At the Sprint Planning, the Developers are the one who can commit to the work in the Sprint

Myth

This is kind of trick statement.

It is something which happens a lot in Scrum settings, it is quite common.

Before 2011, this statement was answered TRUE! Since 2011, the Scrum Guide replaced the word “commitment” with “forecast”.

So any Scrum organization not keeping an up-to-date Scrum guide at hand, would still believe this is not a myth!

But since 2011, the Development Team commits to the Sprint Goal, not the work!

The work, in other words the Product Backlog Items needed to achieve the Sprint Goal, are the team’s forecast. It is what they expect and predict what is needed for the goal.

The change from commitment to forecast when it comes to work is a very important one. In the first place, the organization around the Development Team could see commitment as a “set in stone” promis, which could later be used a whip to snap the team into overtime when they did not deliver it all.

It also removed empiricism from the process, since there was no room for learning from the experience and improvement. And this is vital to Scrum. Since we want the understanding of the work to evolve over time, and since we encourage new insight to emerge while working, we should have room for this emerging work to become transparent, to exist.
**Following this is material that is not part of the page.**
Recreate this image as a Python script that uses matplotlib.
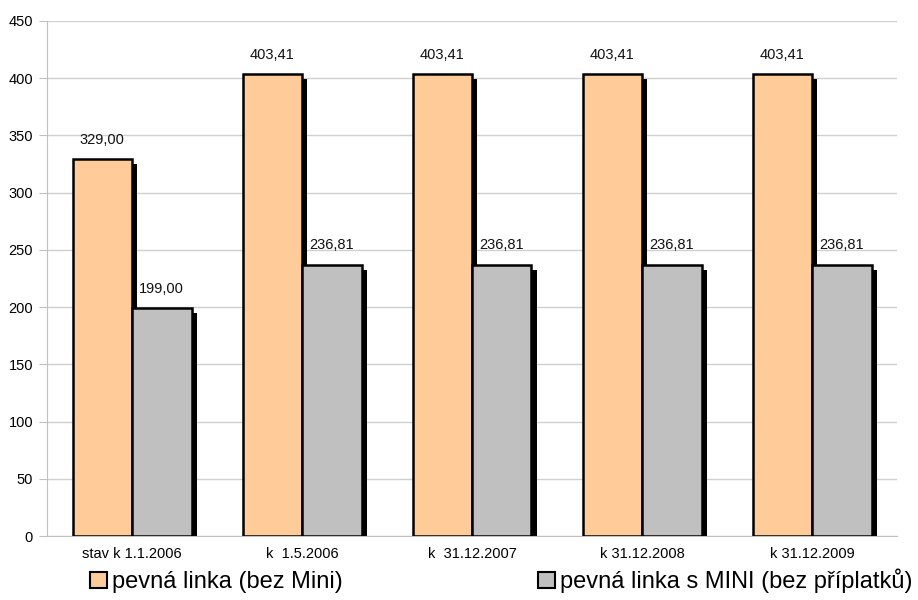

We know and encourage for the Sprint backlog to change. We want to have as short as possible feedback loops, so we can deliver most value, even along the way when we work and learn.

In true Scrum environments, there is a constant collaboration between the Product Owner and the Development Team, which can and will result in a constant scope change of the Sprint Backlog, while staying true to the Sprint Goal!

Right now, you should be able to see that a proper Sprint Goal is vital to Scrum, since no longer the actual (Product Backlog Items) work is committed but the Sprint Goal is.

There are a lot of cases known where organizations simply interchanged this by having a Sprint Goal saying “Get all Product Backlog Items in the Sprint Done”, which is equal to committing to the work.

Sometimes this is even because the organization might believe that when there is no commitment on the work, the Development Team would be slacking and relaxing, not producing anything valuable.

It is only when the Product Owner, Development team and organization can be coached to see the benefits of the commitment and promise of a Goal, and not necessarily on  the way to get there, that true flexibility, agility, inspect & adapt and empiricism can grow.

So be glad that Scrums own empiricism and feedback loop has made sure the above statement is a myth!